Laura Martínez Alarcón
"A mí el gusto que me da es que todos nos vamos a morir", sentencia doña Catalina mientras recoge su canasta colmada de flores antes de perderse entre los sepulcros de San Gregorio. Es Día de Muertos y la visita al panteón es obligada. Es medianoche pero parece mediodía por la cantidad de gente que va arribando desde los pueblos cercanos a la zona lacustre de Nativitas, al sur de la Ciudad de México.
Cientos de vecinos vienen a esperar la llegada de sus muertos y acuden a la cita cargados de la parafernalia típica de estos días, desde las flores de cempasúchil y las mantas para cubrirse del húmedo frío, hasta el aparato de música con la selección favorita del difunto. No falta la escoba y los baldes de agua, esa noche se ocupan de barrer y limpiar la lápida de falso mármol, quitar los hierbajos y acomodar los ramos de flores. Aquí nadie llora y todo el mundo faena. Los jarros de café empiezan a circular mientras las viudas y los huérfanos adornan la tumba de los ausentes con velas y cirios. "Iluminar su camino es lo más importante, dice don Carmelo, "porque las ánimas vienen de un lugar muy oscuro". A sus hijos, les ha aleccionado: "lo primero es la cera". Este viejo campesino tiene en San Gregorio a sus padres, esposa y dos sobrinos.
El pequeño cementerio de tierra y ahuehuetes, de vírgenes coloridas y ángeles de escayola, abriga por una noche y buena parte del día a gente del pueblo, como la familia Castro Xolalpa, que desde días antes inició los preparativos. En la plaza de Tenancingo compraron las cazuelas y los sahumerios donde se encenderá el copal y consiguieron las ceras de una libra para los muertos grandes y de media libra para los chiquitos. En el mercado de Xochimilco adquirieron la fruta de la estación: plátano morado, naranjas y guayabas, tejocotes, cañas y calabazas, así como alamares y golletes pintados de rosa mexicano, los panes típicos de la temporada. Del pueblo de Mixquic trajeron las calaveritas de azúcar con el nombre de cada miembro de la familia, mismas que los niños se comerán al final de la jornada, siempre y cuando se porten bien. En casa, cocinaron los tamales de dulce, los verdes y rojos; el arroz con mole y el imprescindible atole que la familia irá consumiendo mientras el frío arrecia y las ánimas van llegando. Sobre la sepultura, que esa noche sirve de improvisada mesa para el banquete, compartirán la comida y recordarán a los parientes que "ya descansan en paz".

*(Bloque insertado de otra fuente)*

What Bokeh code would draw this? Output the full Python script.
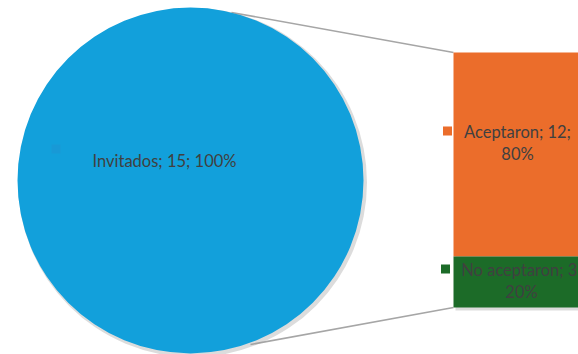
from bokeh.plotting import figure
from bokeh.models import Range1d, ColumnDataSource
from bokeh.core.properties import value
from bokeh.embed import file_html
from bokeh.resources import INLINE
import math

# --- data ---
main_name = "Invitados"
main_value = 15
sub_names = ["Aceptaron", "No aceptaron"]
sub_values = [12, 3]
main_color = "#12a0db"
sub_colors = ["#eb6d2b", "#1c6b28"]
text_color = "#404040"
font = value("Lato")
fsize = "16.5px"

W, H = 578, 354
p = figure(width=W, height=H, output_backend="svg", toolbar_location=None,
           x_range=Range1d(0, W), y_range=Range1d(H, 0), min_border=0,
           background_fill_color="white", border_fill_color="white")
p.axis.visible = False
p.grid.visible = False
p.outline_line_color = None

# --- pie (single 100% slice) ---
cx, cy, r = 190, 180, 173
total = main_value
frac = main_value / total
# connector lines (behind)
bar_left, bar_top, bar_h = 453, 52, 255
p.line([231, bar_left], [12, bar_top], line_color="#a6a6a6", line_width=1.6)
p.line([250, bar_left], [344, bar_top + bar_h], line_color="#a6a6a6", line_width=1.6)
# shadow
p.wedge(x=[cx + 2], y=[cy + 2], radius=r + 1.5, start_angle=0, end_angle=2 * math.pi * frac,
        fill_color="#9a9a9a", fill_alpha=0.35, line_color=None)
p.wedge(x=[cx], y=[cy], radius=r, start_angle=0, end_angle=2 * math.pi * frac,
        fill_color=main_color, line_color=None)

# --- stacked bar (sub pie) ---
sub_total = sum(sub_values)
tops, bottoms = [], []
acc = bar_top
for v in sub_values:
    h = v / sub_total * bar_h
    tops.append(acc)
    bottoms.append(acc + h)
    acc += h
# bar shadow
p.quad(left=[bar_left + 2], right=[W + 20], top=[bar_top + 2], bottom=[bar_top + bar_h + 3],
       fill_color="#9a9a9a", fill_alpha=0.35, line_color=None)
src = ColumnDataSource(dict(left=[bar_left] * len(sub_values), right=[W + 20] * len(sub_values),
                            top=tops, bottom=bottoms, color=sub_colors))
p.quad(left="left", right="right", top="top", bottom="bottom", fill_color="color",
       line_color=None, source=src)

# --- labels ---
p.rect(x=[55.5], y=[148.5], width=9, height=9, fill_color="#1899d6", line_color=None)
p.text(x=[92], y=[160], text=[f"{main_name}; {main_value}; {round(100 * main_value / total)}%"],
       text_font=font, text_font_size=fsize, text_color=text_color,
       text_align="left", text_baseline="middle")

sq_x = [447, 445]
sq_y = [130.5, 268.5]
lab_x = [517, 521]
for i, (n, v) in enumerate(zip(sub_names, sub_values)):
    pct = round(100 * v / sub_total)
    p.rect(x=[sq_x[i]], y=[sq_y[i]], width=9, height=9, fill_color=sub_colors[i], line_color=None)
    y1 = sq_y[i] + 1
    p.text(x=[lab_x[i]], y=[y1], text=[f"{n}; {v};"], text_font=font, text_font_size=fsize,
           text_color=text_color, text_align="center", text_baseline="middle")
    p.text(x=[lab_x[i]], y=[y1 + 22], text=[f"{pct}%"], text_font=font, text_font_size=fsize,
           text_color=text_color, text_align="center", text_baseline="middle")

open("out.html", "w").write(file_html(p, INLINE))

Mientras a lo largo de los pasillos se van colocando las flores amarillas que sirven de guía a los muertos, en una de las tumbas se escuchan los primeros acordes de un mariachi desafinado. Unos pequeños juegan al escondite entre las criptas y una pareja adolescente intercambia besos bajo la atenta mirada de un San Francisco de piedra. Por detrás de un mausoleo de azulejos verdes y amarillos que alberga los huesos del más rico del panteón, surge la figura de una niña que vende su mercancía: "alegrías…alegrías…compren sus alegrías". Son los dulces prehispánicos elaborados con semillas de amaranto y miel, las alegrías de toda la vida.
Afuera del panteón de San Gregorio Atlapulco, los parientes y amigos se encuentran y abrazan junto a los puestos de antojitos y café. Algunos se cubren con pintorescos sarapes de lana y gorras de béisbol de los Yanquis de Nueva York. Otros reparten jarros de pulque o tequila y se fuman un cigarrito. Todos asisten a San Gregorio a velar a sus difuntos, compartir su itacate y honrar con júbilo la memoria de aquellos que "sólo se nos han adelantado en el camino", como asegura doña Catalina al salir del cementerio, cuando está a punto de salir el sol.